WHAT IS ASKED - Find the word "this" in the material below and gather every line that contains it.

---- INPUT DATA

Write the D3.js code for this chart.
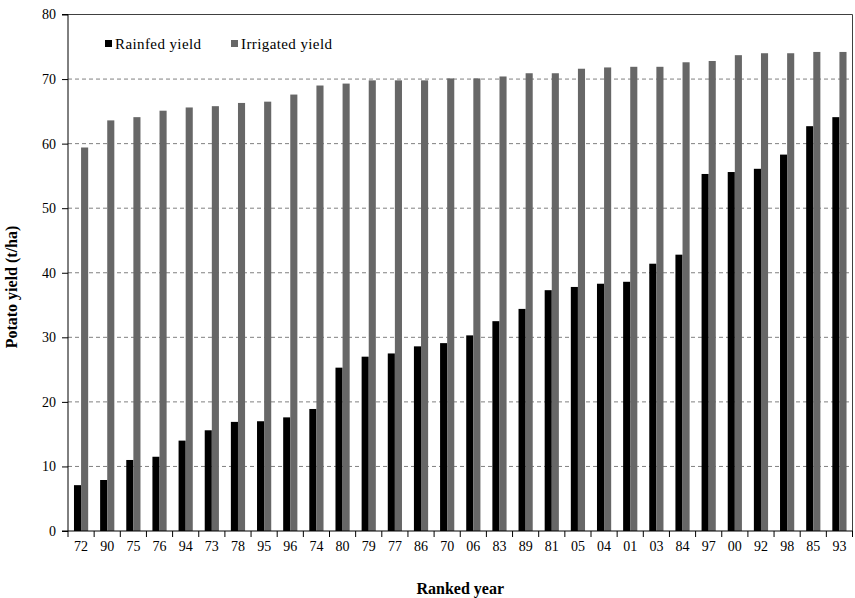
<!DOCTYPE html>
<html>
<head>
<meta charset="utf-8">
<script src="https://cdn.jsdelivr.net/npm/d3@7"></script>
<style>
  body { margin: 0; background: #fff; }
  text { font-family: "Liberation Serif", "Times New Roman", serif; }
</style>
</head>
<body>
<div id="chart"></div>
<script>
var years = ["72","90","75","76","94","73","78","95","96","74","80","79","77","86","70",
             "06","83","89","81","05","04","01","03","84","97","00","92","98","85","93"];
var rainfed = [7.1, 7.9, 11.0, 11.5, 14.0, 15.6, 16.9, 17.0, 17.6, 18.9, 25.3, 27.0, 27.5, 28.6, 29.1,
               30.3, 32.5, 34.4, 37.3, 37.8, 38.3, 38.6, 41.4, 42.8, 55.3, 55.6, 56.1, 58.3, 62.7, 64.1];
var irrigated = [59.4, 63.6, 64.1, 65.1, 65.6, 65.8, 66.3, 66.5, 67.6, 69.0, 69.3, 69.8, 69.8, 69.8, 70.1,
                 70.1, 70.4, 70.9, 70.9, 71.6, 71.8, 71.9, 71.9, 72.6, 72.8, 73.7, 74.0, 74.0, 74.2, 74.2];
var seriesNames = ["Rainfed yield", "Irrigated yield"];
var seriesColors = ["#000000", "#676767"];
var yTicks = [0, 10, 20, 30, 40, 50, 60, 70, 80];

var width = 855, height = 598;
var margin = {top: 14.5, right: 2.5, bottom: 67, left: 68};

var svg = d3.select("#chart").append("svg")
  .attr("width", width)
  .attr("height", height);

var g = svg.append("g")
  .attr("transform", "translate(" + margin.left + "," + margin.top + ")");

var w = width - margin.left - margin.right,
    h = height - margin.top - margin.bottom;

var x0 = d3.scaleBand().domain(years).range([0, w]).paddingInner(0.457).paddingOuter(0.2285);
var x1 = d3.scaleBand().domain([0, 1]).range([0, x0.bandwidth()]);
var y = d3.scaleLinear().domain([0, 80]).range([h, 0]);

// dashed grid
g.selectAll(".grid").data(yTicks.filter(function (d) { return d > 0 && d < 80; }))
  .enter().append("line")
  .attr("x1", 0).attr("x2", w)
  .attr("y1", function (d) { return y(d); })
  .attr("y2", function (d) { return y(d); })
  .attr("stroke", "#808080")
  .attr("stroke-width", 1)
  .attr("stroke-dasharray", "4,3");

// plot border top/right
g.append("line").attr("x1", 0).attr("x2", w).attr("y1", 0).attr("y2", 0)
  .attr("stroke", "#404040").attr("stroke-width", 1);
g.append("line").attr("x1", w).attr("x2", w).attr("y1", 0).attr("y2", h)
  .attr("stroke", "#404040").attr("stroke-width", 1);

// bars
var data = years.map(function (yr, i) { return {year: yr, vals: [rainfed[i], irrigated[i]]}; });
var groups = g.selectAll(".grp").data(data).enter().append("g")
  .attr("transform", function (d) { return "translate(" + x0(d.year) + ",0)"; });
groups.selectAll("rect").data(function (d) { return d.vals; })
  .enter().append("rect")
  .attr("x", function (d, i) { return x1(i); })
  .attr("width", x1.bandwidth())
  .attr("y", function (d) { return y(d); })
  .attr("height", function (d) { return h - y(d); })
  .attr("fill", function (d, i) { return seriesColors[i]; });

// axes
var yAxis = g.append("g")
  .call(d3.axisLeft(y).tickValues(yTicks).tickSize(6).tickPadding(6));
var xAxis = g.append("g")
  .attr("transform", "translate(0," + h + ")")
  .call(d3.axisBottom(x0).tickSize(0).tickPadding(10));

// x tick marks between categories
xAxis.selectAll(".sep").data(d3.range(years.length + 1))
  .enter().append("line")
  .attr("x1", function (i) { return i * x0.step(); })
  .attr("x2", function (i) { return i * x0.step(); })
  .attr("y1", 0).attr("y2", 6)
  .attr("stroke", "#000");

[yAxis, xAxis].forEach(function (a) {
  a.select(".domain").attr("stroke", "#000");
  a.selectAll(".tick line").attr("stroke", "#000");
  a.selectAll("text")
    .style("font-family", "'Liberation Serif', 'Times New Roman', serif")
    .style("font-size", "14px")
    .attr("fill", "#000");
});
yAxis.select(".domain").attr("d", "M-6," + h + "H0V0H-6");
xAxis.select(".domain").attr("d", "M0,0H" + w);

// axis titles
svg.append("text")
  .attr("transform", "translate(17,287) rotate(-90)")
  .attr("text-anchor", "middle")
  .style("font-size", "16px")
  .style("font-weight", "bold")
  .text("Potato yield (t/ha)");

svg.append("text")
  .attr("x", margin.left + w / 2)
  .attr("y", 594)
  .attr("text-anchor", "middle")
  .style("font-size", "16px")
  .style("font-weight", "bold")
  .text("Ranked year");

// legend
var legX = [105, 231];
var leg = svg.selectAll(".leg").data(seriesNames).enter().append("g")
  .attr("transform", function (d, i) { return "translate(" + legX[i] + ",40)"; });
leg.append("rect")
  .attr("width", 7).attr("height", 7)
  .attr("fill", function (d, i) { return seriesColors[i]; });
leg.append("text")
  .attr("x", 10).attr("y", 8.5)
  .style("font-size", "15px")
  .style("letter-spacing", "0.4px")
  .text(function (d) { return d; });
</script>
</body>
</html>
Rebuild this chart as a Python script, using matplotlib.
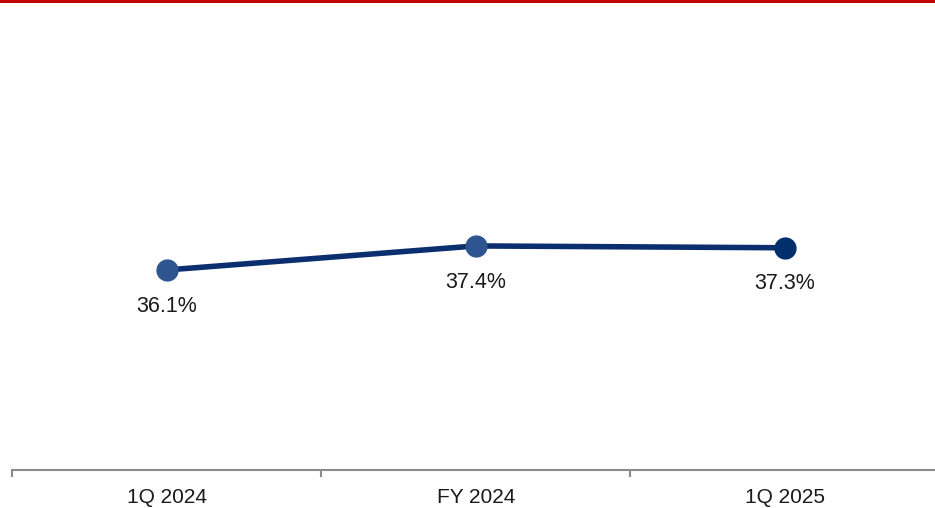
import matplotlib.pyplot as plt
from matplotlib.patches import Rectangle

plt.rcParams['font.family'] = ['Liberation Sans', 'DejaVu Sans']

periods = ['1Q 2024', 'FY 2024', '1Q 2025']
values = [36.1, 37.4, 37.3]
marker_colors = ['#2e5590', '#2e5590', '#002f6c']

fig = plt.figure(figsize=(9.35, 5.08), dpi=100)
ax = fig.add_axes([12 / 935, 38 / 508, 923 / 935, 460 / 508])

x = list(range(len(periods)))
ax.plot(x, values, color='#0b2f6e', linewidth=4, solid_capstyle='round', zorder=2)
for xi, v, c in zip(x, values, marker_colors):
    ax.plot(xi, v, 'o', color=c, markersize=15, zorder=3)
    ax.annotate(f'{v:.1f}%', (xi, v), xytext=(0, -26), textcoords='offset points',
                ha='center', va='center', fontsize=15.5, color='#1a1a1a')

ax.set_xlim(-0.5, 2.485)
ax.set_ylim(25.29, 50.15)
ax.set_xticks(x)
ax.set_xticklabels(periods, fontsize=15, color='#1a1a1a')
ax.set_xticks([-0.5, 0.5, 1.5], minor=True)
ax.tick_params(axis='x', which='major', length=0, pad=13)
ax.tick_params(axis='x', which='minor', length=5, width=1.5, color='#8c8c8c', direction='out')
ax.set_yticks([])
for side in ['top', 'right', 'left']:
    ax.spines[side].set_visible(False)
ax.spines['bottom'].set_color('#8c8c8c')
ax.spines['bottom'].set_linewidth(1.5)
ax.patch.set_alpha(0)

# red rule along the top edge
fig.add_artist(Rectangle((0, 1 - 3 / 508), 1, 3 / 508, transform=fig.transFigure,
                         facecolor='#c00000', edgecolor='none'))

fig.savefig('out.png', dpi=100)
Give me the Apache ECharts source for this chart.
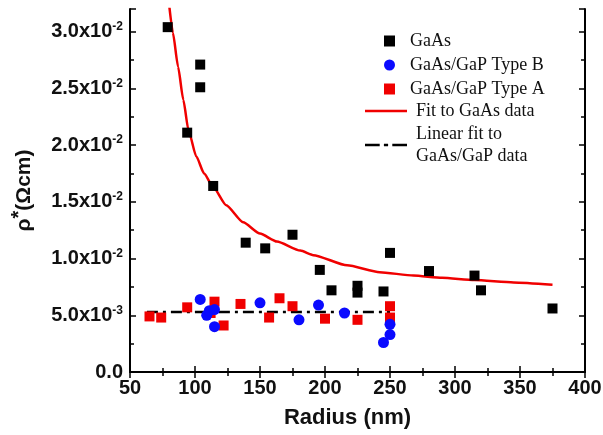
<!DOCTYPE html>
<html>
<head>
<meta charset="utf-8">
<script src="https://cdn.jsdelivr.net/npm/echarts@6/dist/echarts.min.js"></script>
<style>
  html, body { margin: 0; padding: 0; background: #fff; }
  #chart { width: 603px; height: 435px; }
</style>
</head>
<body>
<div id="chart"></div>
<script>
// GaAs nanowires
const gaasRadius = [79, 104, 104, 94, 114, 139, 154, 175, 196, 205, 225, 225, 245, 250, 280, 315, 320, 375]
const gaasRho = [0.0304, 0.0271, 0.0251, 0.0211, 0.0164, 0.0114, 0.0109, 0.0121, 0.0090, 0.0072, 0.0076, 0.0070, 0.0071, 0.0105, 0.0089, 0.0085, 0.0072, 0.0056]

// GaAs/GaP Type B
const typeBRadius = [104, 109, 111, 115, 115, 150, 180, 195, 215, 245, 250, 250]
const typeBRho = [0.0064, 0.0050, 0.0054, 0.0055, 0.0040, 0.0061, 0.0046, 0.0059, 0.0052, 0.0026, 0.0033, 0.0042]

// GaAs/GaP Type A
const typeARadius = [65, 74, 94, 112, 115, 122, 135, 157, 165, 175, 200, 225, 250, 250]
const typeARho = [0.0049, 0.0048, 0.0057, 0.0052, 0.0062, 0.0041, 0.0060, 0.0048, 0.0065, 0.0058, 0.0047, 0.0046, 0.0058, 0.0048]

// fit curve
const fitRadius = [80, 83, 87, 91, 95, 101, 107, 114, 124, 137, 150, 163, 181, 191, 217, 242, 268, 290, 315, 345, 375]
const fitRho = [0.0325, 0.0299, 0.0269, 0.0240, 0.0213, 0.0190, 0.0175, 0.0163, 0.0147, 0.0132, 0.0122, 0.0115, 0.0107, 0.0103, 0.0094, 0.0088, 0.0085, 0.0083, 0.0081, 0.0079, 0.0077]

// linear fit to GaAs/GaP
const linRadius = [63, 250]
const linRho = [0.0053, 0.0053]

const zip = (xs, ys) => xs.map((x, i) => [x, ys[i]])

const sciLabel = (v) => {
  if (Math.abs(v) < 1e-12) return '{b|0.0}'
  const e = Math.floor(Math.log10(v) + 1e-9)
  const m = v / Math.pow(10, e)
  return '{b|' + m.toFixed(1) + 'x10}{s|' + e + '}'
}

const font = 'Liberation Sans, Arial, sans-serif'
const serif = 'Liberation Serif, Times New Roman, serif'

const tickStyle = { color: '#000', width: 1.5 }

const chart = echarts.init(document.getElementById('chart'))

const option = {
  backgroundColor: '#fff',
  animation: false,
  grid: { left: 130, right: 18, top: 9, bottom: 63, outerBoundsMode: 'none', containLabel: false },
  legend: [
    {
      orient: 'vertical',
      left: 379,
      top: 27,
      itemWidth: 11,
      itemHeight: 11,
      itemGap: 6,
      textStyle: { fontFamily: serif, fontSize: 18, color: '#111', padding: [0, 0, 0, 10] },
      data: [
        { name: 'GaAs', icon: 'rect' },
        { name: 'GaAs/GaP Type B', icon: 'circle' },
        { name: 'GaAs/GaP Type A', icon: 'rect' }
      ]
    },
    {
      orient: 'vertical',
      left: 360,
      top: 95,
      itemWidth: 42,
      itemHeight: 12,
      itemGap: 1,
      textStyle: { fontFamily: serif, fontSize: 18, color: '#111', lineHeight: 22, padding: [0, 0, 0, 4] },
      data: [
        { name: 'Fit to GaAs data', icon: 'path://M0,0H40V2.6H0Z' },
        { name: 'Linear fit to\nGaAs/GaP data', icon: 'path://M0,0H14V2.6H0ZM18,0H22V2.6H18ZM26,0H40V2.6H26Z' }
      ]
    }
  ],
  xAxis: [
    {
      type: 'value',
      min: 50,
      max: 400,
      interval: 50,
      position: 'bottom',
      axisLine: { lineStyle: { color: '#000', width: 2 } },
      axisTick: { inside: true, length: 6, lineStyle: tickStyle },
      minorTick: { show: true, splitNumber: 2, length: 4, lineStyle: tickStyle },
      splitLine: { show: false },
      axisLabel: { color: '#111', fontFamily: font, fontWeight: 'bold', fontSize: 20, margin: 6 },
      name: 'Radius (nm)',
      nameLocation: 'middle',
      nameGap: 35,
      nameTextStyle: { color: '#111', fontFamily: font, fontWeight: 'bold', fontSize: 22, padding: [0, 20, 0, 0] }
    },
    {
      type: 'value',
      min: 50,
      max: 400,
      interval: 50,
      position: 'top',
      axisLine: { lineStyle: { color: '#000', width: 2 } },
      axisTick: { inside: true, length: 6, lineStyle: tickStyle },
      minorTick: { show: true, splitNumber: 2, length: 4, lineStyle: tickStyle },
      splitLine: { show: false },
      axisLabel: { show: false }
    }
  ],
  yAxis: [
    {
      type: 'value',
      min: 0,
      max: 0.032,
      interval: 0.005,
      position: 'left',
      axisLine: { show: true, lineStyle: { color: '#000', width: 2 } },
      axisTick: { show: true, inside: true, length: 6, lineStyle: tickStyle },
      minorTick: { show: true, splitNumber: 2, length: 4, lineStyle: tickStyle },
      splitLine: { show: false },
      axisLabel: {
        showMaxLabel: false,
        margin: 7,
        formatter: sciLabel,
        rich: {
          b: { color: '#111', fontFamily: font, fontWeight: 'bold', fontSize: 20 },
          s: { color: '#111', fontFamily: font, fontWeight: 'bold', fontSize: 12, padding: [0, 0, 10, 0] }
        }
      },
      name: 'ρ{s|*}(Ωcm)',
      nameLocation: 'middle',
      nameRotate: 90,
      nameGap: 91,
      nameTextStyle: {
        rich: {
          s: { color: '#111', fontFamily: font, fontWeight: 'bold', fontSize: 20, padding: [0, 0, 10, 0] }
        },
        color: '#111', fontFamily: font, fontWeight: 'bold', fontSize: 21
      }
    },
    {
      type: 'value',
      min: 0,
      max: 0.032,
      interval: 0.005,
      position: 'right',
      axisLine: { show: true, lineStyle: { color: '#000', width: 2 } },
      axisTick: { show: true, inside: true, length: 6, lineStyle: tickStyle },
      minorTick: { show: true, splitNumber: 2, length: 4, lineStyle: tickStyle },
      splitLine: { show: false },
      axisLabel: { show: false }
    }
  ],
  series: [
    {
      name: 'Fit to GaAs data',
      type: 'line',
      smooth: 0.2,
      smoothMonotone: 'x',
      symbol: 'none',
      clip: true,
      lineStyle: { color: '#f00000', width: 2.5 },
      itemStyle: { color: '#f00000' },
      data: zip(fitRadius, fitRho),
      z: 2
    },
    {
      name: 'Linear fit to\nGaAs/GaP data',
      type: 'line',
      symbol: 'none',
      lineStyle: { color: '#000', width: 2.5, type: [11, 5, 3, 5] },
      itemStyle: { color: '#000' },
      data: zip(linRadius, linRho),
      z: 2
    },
    {
      name: 'GaAs',
      type: 'scatter',
      symbol: 'rect',
      symbolSize: 10,
      itemStyle: { color: '#000', opacity: 1 },
      data: zip(gaasRadius, gaasRho),
      z: 3
    },
    {
      name: 'GaAs/GaP Type B',
      type: 'scatter',
      symbol: 'circle',
      symbolSize: 11,
      itemStyle: { color: '#0a0aff', opacity: 1 },
      data: zip(typeBRadius, typeBRho),
      z: 4
    },
    {
      name: 'GaAs/GaP Type A',
      type: 'scatter',
      symbol: 'rect',
      symbolSize: 10,
      itemStyle: { color: '#f00000', opacity: 1 },
      data: zip(typeARadius, typeARho),
      z: 3
    }
  ]
}

chart.setOption(option)
</script>
</body>
</html>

--------

COMPLETE ANSWER -
Write the D3.js code for this chart.
Rebuild this chart as a Python script, using matplotlib.
Give me the Apache ECharts source for this chart.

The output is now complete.